→ Information given
• • •
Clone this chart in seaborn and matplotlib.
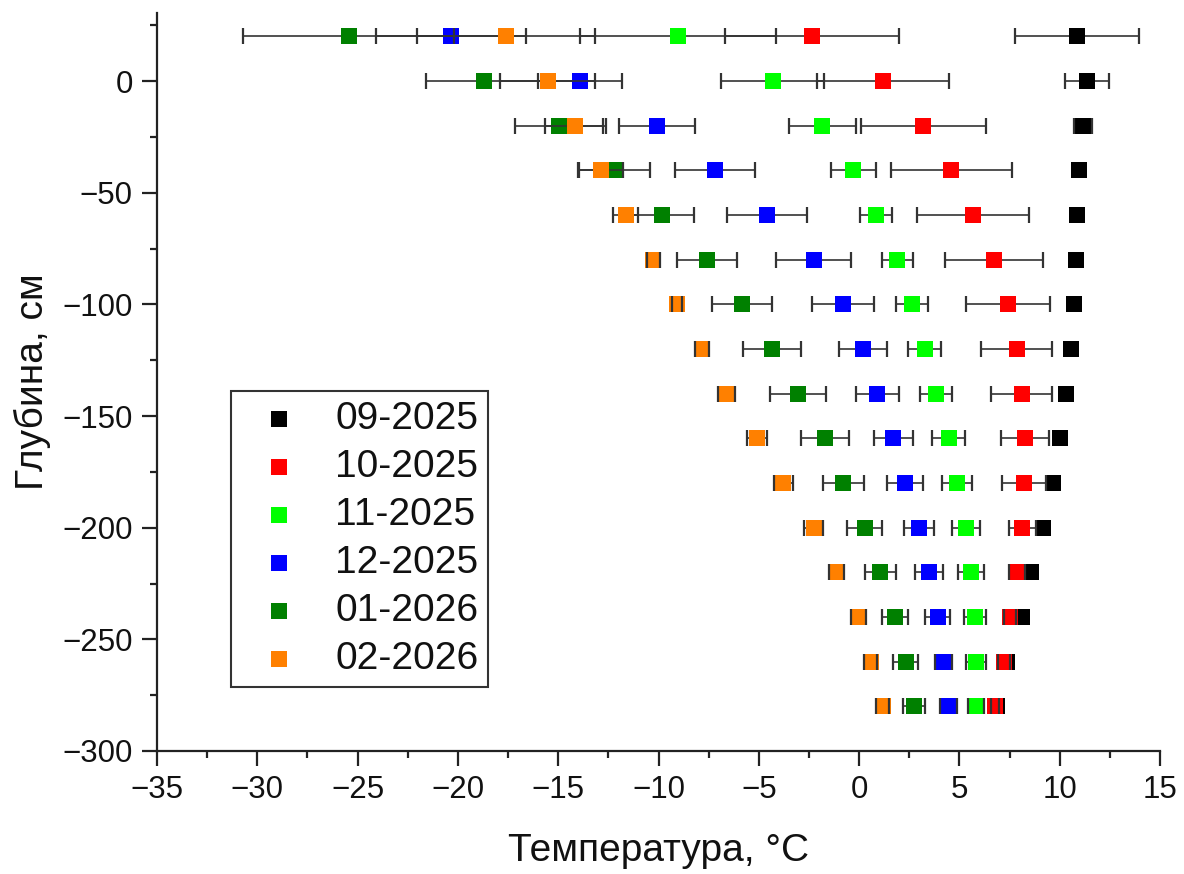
import numpy as np
import pandas as pd
import matplotlib
matplotlib.use("Agg")
import matplotlib.pyplot as plt
from matplotlib.ticker import MultipleLocator
import seaborn as sns

depth = [20, 0, -20, -40, -60, -80, -100, -120, -140, -160, -180, -200, -220, -240, -260, -280]

series_names = ["09-2025", "10-2025", "11-2025", "12-2025", "01-2026", "02-2026"]
series_colors = ["#000000", "#FF0000", "#00FF00", "#0000FF", "#008000", "#FF8000"]

t_0925 = [10.86, 11.35, 11.15, 10.97, 10.85, 10.79, 10.72, 10.54, 10.32, 10.02, 9.66, 9.16, 8.56, 8.11, 7.35, 6.85]
e_0925 = [3.09, 1.10, 0.45, 0.0, 0.0, 0.0, 0.0, 0.0, 0.0, 0.0, 0.0, 0.0, 0.0, 0.0, 0.0, 0.0]

t_1025 = [-2.34, 1.18, 3.21, 4.59, 5.70, 6.71, 7.42, 7.85, 8.10, 8.28, 8.21, 8.13, 7.87, 7.53, 7.20, 6.78]
e_1025 = [4.35, 3.29, 3.13, 3.02, 2.79, 2.44, 2.10, 1.79, 1.51, 1.20, 1.10, 0.68, 0.38, 0.30, 0.30, 0.20]

t_1125 = [-9.02, -4.30, -1.84, -0.28, 0.85, 1.91, 2.63, 3.27, 3.84, 4.47, 4.87, 5.33, 5.58, 5.78, 5.83, 5.83]
e_1125 = [4.90, 2.57, 1.67, 1.12, 0.81, 0.77, 0.80, 0.82, 0.81, 0.82, 0.76, 0.71, 0.66, 0.56, 0.50, 0.38]

t_1225 = [-20.33, -13.91, -10.08, -7.18, -4.60, -2.27, -0.81, 0.18, 0.91, 1.71, 2.29, 2.98, 3.47, 3.91, 4.21, 4.46]
e_1225 = [3.74, 2.09, 1.91, 1.98, 2.00, 1.88, 1.55, 1.19, 1.07, 0.97, 0.88, 0.75, 0.70, 0.60, 0.43, 0.41]

t_0126 = [-25.45, -18.71, -14.95, -12.20, -9.84, -7.58, -5.83, -4.34, -3.03, -1.71, -0.78, 0.28, 1.05, 1.79, 2.33, 2.74]
e_0126 = [5.27, 2.90, 2.19, 1.76, 1.60, 1.50, 1.48, 1.44, 1.39, 1.19, 1.01, 0.88, 0.78, 0.67, 0.63, 0.56]

t_0226 = [-17.61, -15.52, -14.14, -12.88, -11.63, -10.25, -9.09, -7.83, -6.60, -5.10, -3.77, -2.27, -1.11, -0.02, 0.58, 1.17]
e_0226 = [4.43, 2.37, 1.52, 1.12, 0.62, 0.30, 0.25, 0.33, 0.42, 0.49, 0.49, 0.49, 0.37, 0.36, 0.32, 0.32]

temps = [t_0925, t_1025, t_1125, t_1225, t_0126, t_0226]
errs = [e_0925, e_1025, e_1125, e_1225, e_0126, e_0226]

frames = []
for name, t, e in zip(series_names, temps, errs):
    frames.append(pd.DataFrame({"series": name, "depth": depth, "T": t, "err": e}))
df = pd.concat(frames, ignore_index=True)

sns.set_style("ticks")
plt.rcParams["font.family"] = ["Liberation Sans", "DejaVu Sans"]

fig = plt.figure(figsize=(11.84, 8.74), dpi=100)
ax = fig.add_axes([157 / 1184, 1 - 751 / 874, (1160 - 157) / 1184, (751 - 13) / 874])

ecol = "#333333"
for i, (name, color) in enumerate(zip(series_names, series_colors)):
    sub = df[df["series"] == name]
    # error bar lines (under the marker)
    ax.errorbar(sub["T"], sub["depth"], xerr=sub["err"], fmt="none",
                ecolor=ecol, elinewidth=1.2, capsize=0, zorder=3 + 3 * i)
    sns.scatterplot(data=sub, x="T", y="depth", ax=ax, color=color, marker="s",
                    s=125, linewidth=0, label=name, zorder=4 + 3 * i)
    # caps (drawn over the marker), only where an error exists
    cap = sub[sub["err"] > 0]
    ax.errorbar(cap["T"], cap["depth"], xerr=cap["err"], fmt="none",
                ecolor=ecol, elinewidth=0, capsize=5.6, capthick=1.6,
                zorder=5 + 3 * i)

ax.set_xlim(-35, 15)
ax.set_ylim(-300, 30.5)
ax.xaxis.set_major_locator(MultipleLocator(5))
ax.xaxis.set_minor_locator(MultipleLocator(2.5))
ax.yaxis.set_major_locator(MultipleLocator(50))
ax.yaxis.set_minor_locator(MultipleLocator(25))

for side in ["top", "right"]:
    ax.spines[side].set_visible(False)
for side in ["left", "bottom"]:
    ax.spines[side].set_linewidth(1.6)
    ax.spines[side].set_color("#222222")

ax.tick_params(axis="both", which="major", direction="out", length=10.5, width=1.6,
               labelsize=22.5, pad=7, colors="#222222", labelcolor="#111111")
ax.tick_params(axis="both", which="minor", direction="out", length=5, width=1.6,
               colors="#222222")

ax.set_xlabel("Температура, °C", fontsize=28, labelpad=20, color="#111111")
ax.set_ylabel("Глубина, см", fontsize=28, labelpad=8, color="#111111")

leg = ax.legend(loc="lower left", bbox_to_anchor=(0.074, 0.087), fontsize=28,
                frameon=True, fancybox=False, framealpha=1, edgecolor="#333333",
                handlelength=1.97, handletextpad=0.45, borderpad=0.25,
                labelspacing=0.31, markerscale=1.0, borderaxespad=0)
leg.get_frame().set_linewidth(1.5)
for txt in leg.get_texts():
    txt.set_color("#111111")

fig.savefig("out.png", dpi=100)
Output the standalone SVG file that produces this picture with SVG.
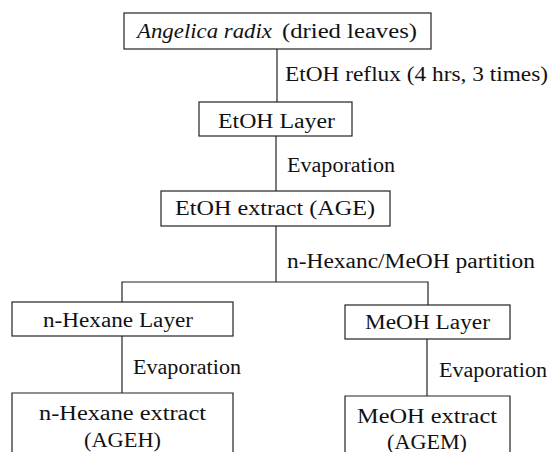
• • •
→ What this task involves
Give an exact copy of the material, leaving out every picture.

→ Solution
Clone this chart in seaborn and matplotlib.
import numpy as np
import pandas as pd
import matplotlib
matplotlib.use("Agg")
import matplotlib.pyplot as plt
from matplotlib.ticker import MultipleLocator
import seaborn as sns

depth = [20, 0, -20, -40, -60, -80, -100, -120, -140, -160, -180, -200, -220, -240, -260, -280]

series_names = ["09-2025", "10-2025", "11-2025", "12-2025", "01-2026", "02-2026"]
series_colors = ["#000000", "#FF0000", "#00FF00", "#0000FF", "#008000", "#FF8000"]

t_0925 = [10.86, 11.35, 11.15, 10.97, 10.85, 10.79, 10.72, 10.54, 10.32, 10.02, 9.66, 9.16, 8.56, 8.11, 7.35, 6.85]
e_0925 = [3.09, 1.10, 0.45, 0.0, 0.0, 0.0, 0.0, 0.0, 0.0, 0.0, 0.0, 0.0, 0.0, 0.0, 0.0, 0.0]

t_1025 = [-2.34, 1.18, 3.21, 4.59, 5.70, 6.71, 7.42, 7.85, 8.10, 8.28, 8.21, 8.13, 7.87, 7.53, 7.20, 6.78]
e_1025 = [4.35, 3.29, 3.13, 3.02, 2.79, 2.44, 2.10, 1.79, 1.51, 1.20, 1.10, 0.68, 0.38, 0.30, 0.30, 0.20]

t_1125 = [-9.02, -4.30, -1.84, -0.28, 0.85, 1.91, 2.63, 3.27, 3.84, 4.47, 4.87, 5.33, 5.58, 5.78, 5.83, 5.83]
e_1125 = [4.90, 2.57, 1.67, 1.12, 0.81, 0.77, 0.80, 0.82, 0.81, 0.82, 0.76, 0.71, 0.66, 0.56, 0.50, 0.38]

t_1225 = [-20.33, -13.91, -10.08, -7.18, -4.60, -2.27, -0.81, 0.18, 0.91, 1.71, 2.29, 2.98, 3.47, 3.91, 4.21, 4.46]
e_1225 = [3.74, 2.09, 1.91, 1.98, 2.00, 1.88, 1.55, 1.19, 1.07, 0.97, 0.88, 0.75, 0.70, 0.60, 0.43, 0.41]

t_0126 = [-25.45, -18.71, -14.95, -12.20, -9.84, -7.58, -5.83, -4.34, -3.03, -1.71, -0.78, 0.28, 1.05, 1.79, 2.33, 2.74]
e_0126 = [5.27, 2.90, 2.19, 1.76, 1.60, 1.50, 1.48, 1.44, 1.39, 1.19, 1.01, 0.88, 0.78, 0.67, 0.63, 0.56]

t_0226 = [-17.61, -15.52, -14.14, -12.88, -11.63, -10.25, -9.09, -7.83, -6.60, -5.10, -3.77, -2.27, -1.11, -0.02, 0.58, 1.17]
e_0226 = [4.43, 2.37, 1.52, 1.12, 0.62, 0.30, 0.25, 0.33, 0.42, 0.49, 0.49, 0.49, 0.37, 0.36, 0.32, 0.32]

temps = [t_0925, t_1025, t_1125, t_1225, t_0126, t_0226]
errs = [e_0925, e_1025, e_1125, e_1225, e_0126, e_0226]

frames = []
for name, t, e in zip(series_names, temps, errs):
    frames.append(pd.DataFrame({"series": name, "depth": depth, "T": t, "err": e}))
df = pd.concat(frames, ignore_index=True)

sns.set_style("ticks")
plt.rcParams["font.family"] = ["Liberation Sans", "DejaVu Sans"]

fig = plt.figure(figsize=(11.84, 8.74), dpi=100)
ax = fig.add_axes([157 / 1184, 1 - 751 / 874, (1160 - 157) / 1184, (751 - 13) / 874])

ecol = "#333333"
for i, (name, color) in enumerate(zip(series_names, series_colors)):
    sub = df[df["series"] == name]
    # error bar lines (under the marker)
    ax.errorbar(sub["T"], sub["depth"], xerr=sub["err"], fmt="none",
                ecolor=ecol, elinewidth=1.2, capsize=0, zorder=3 + 3 * i)
    sns.scatterplot(data=sub, x="T", y="depth", ax=ax, color=color, marker="s",
                    s=125, linewidth=0, label=name, zorder=4 + 3 * i)
    # caps (drawn over the marker), only where an error exists
    cap = sub[sub["err"] > 0]
    ax.errorbar(cap["T"], cap["depth"], xerr=cap["err"], fmt="none",
                ecolor=ecol, elinewidth=0, capsize=5.6, capthick=1.6,
                zorder=5 + 3 * i)

ax.set_xlim(-35, 15)
ax.set_ylim(-300, 30.5)
ax.xaxis.set_major_locator(MultipleLocator(5))
ax.xaxis.set_minor_locator(MultipleLocator(2.5))
ax.yaxis.set_major_locator(MultipleLocator(50))
ax.yaxis.set_minor_locator(MultipleLocator(25))

for side in ["top", "right"]:
    ax.spines[side].set_visible(False)
for side in ["left", "bottom"]:
    ax.spines[side].set_linewidth(1.6)
    ax.spines[side].set_color("#222222")

ax.tick_params(axis="both", which="major", direction="out", length=10.5, width=1.6,
               labelsize=22.5, pad=7, colors="#222222", labelcolor="#111111")
ax.tick_params(axis="both", which="minor", direction="out", length=5, width=1.6,
               colors="#222222")

ax.set_xlabel("Температура, °C", fontsize=28, labelpad=20, color="#111111")
ax.set_ylabel("Глубина, см", fontsize=28, labelpad=8, color="#111111")

leg = ax.legend(loc="lower left", bbox_to_anchor=(0.074, 0.087), fontsize=28,
                frameon=True, fancybox=False, framealpha=1, edgecolor="#333333",
                handlelength=1.97, handletextpad=0.45, borderpad=0.25,
                labelspacing=0.31, markerscale=1.0, borderaxespad=0)
leg.get_frame().set_linewidth(1.5)
for txt in leg.get_texts():
    txt.set_color("#111111")

fig.savefig("out.png", dpi=100)
Output the standalone SVG file that produces this picture with SVG.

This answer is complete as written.